Thank Christ for Richie Sadlier
"But some people would say..."
Some people would say anything, Darragh. It doesn't mean you have to give them a voice on prime time TV and aggressively labour their pointless points.
There's playing devil's advocate and then there's that unique RTÉ obsession with what they call balance - which isn't really balance at all, just a fetish for ensuring that every Tom, Dick and Harry's first incomplete thought is represented on a national platform.
Darragh Maloney posed a question of the panel about the Kenny era after Ireland's 0-0 draw with Slovakia ended in penalty defeat and that's okay. Then he pushed again and again to the point that it didn't seem like he was offering an alternative view, more yearning for the good old days when everything really was terrible and we could legitimately complain about all of it.
He's not the face of this culture war that weirdly has some disgruntled heads waiting in hope that Stephen Kenny can be declared a failure after three games. Maloney was just a naive vehicle for it on Thursday night.
His biggest crime? Giving them more oxygen than they've earned. Kenny's crime? Having the audacity to suggest that Irish people should expect more of their international team.
Imagine that for a second. There's a group of idiots lying around this country hoping Stephen Kenny fails miserably in the Ireland job because he said Ireland could play better football and get better results.
Each of their arguments can be thrown out in record quick time.
Where's all this fancy football we were promised?
If you think for one second a Mick McCarthy or a Martin O'Neill team would've created that amount of chances and dominated the game so much against Slovakia away from home - the way Stephen Kenny's team did - then we've got nothing else to talk about. Ireland are playing front-foot football and they did everything but score in this playoff.
That's after three games. Not even two full camps for the new manager.
Mick McCarthy will be the most disappointed watching his team go out like that.
Mick McCarthy didn't qualify for the playoffs. Mick McCarthy won three games - two against Gibraltar, one against Georgia - and failed in the group stages. Martin O'Neill got Ireland to the playoffs when he guided them to bottom place in the Nations League after scoring one goal in four games.
But, yes, maybe McCarthy - and O'Neill too - would be disappointed to watch their team go out like that. With a fight. With style. With a complete contrast to what they've spent years insisting they couldn't do.
This style of football leaves us exposed at the back.
We kept a clean sheet.
A good counter-attacking side would've destroyed us last night.
But we were playing Slovakia last night. And we set up in a way that dismantled them. And we kept a clean sheet.
So Stephen Kenny has done that thing which everyone seems to think only great minds like McCarthy and O'Neill can achieve, he kept it tight at the back. This time though, the whole game plan wasn't designed so the team could keep it tight at the back and then hope a set piece broke in our favour. This time, it was a clean sheet coupled with utter domination that should've resulted in a comfortable win.

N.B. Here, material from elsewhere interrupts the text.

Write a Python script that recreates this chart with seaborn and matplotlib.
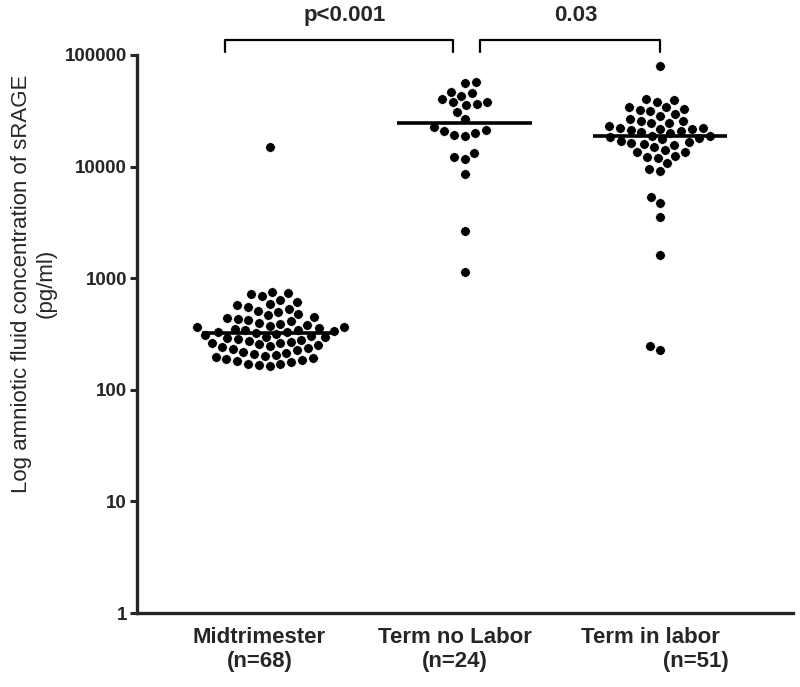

And these glory days that seemed to be hinted at - or what some people would pine for - weren't glorious by any stretch.
In fact, this is important to stress for anyone who considers that Stephen Kenny is moving the country away from a tried and trusted method, here is the football heritage of the Republic of Ireland over the last decade and a half.
Did not qualify.
Did not qualify.
Did not qualify.
Did not qualify.
Worst team at the Euros.
Did not qualify.
Qualified. Did quite well.
Did not qualify. Lost 5-1 in a playoff.
Mick McCarthy did not qualify.
Kenny got a one-off shot because John Delaney, in all his wisdom, decided that it was better to have him wait in the wings and watch how it was done by Mick McCarthy. McCarthy's team went on to score seven goals in eight games, in a group that involved two matches against Gibraltar. And, most importantly, they did not qualify.
Thankfully, Richie Sadlier, like he often is, was at hand in the RTÉ studio to be the very necessary voice of reason.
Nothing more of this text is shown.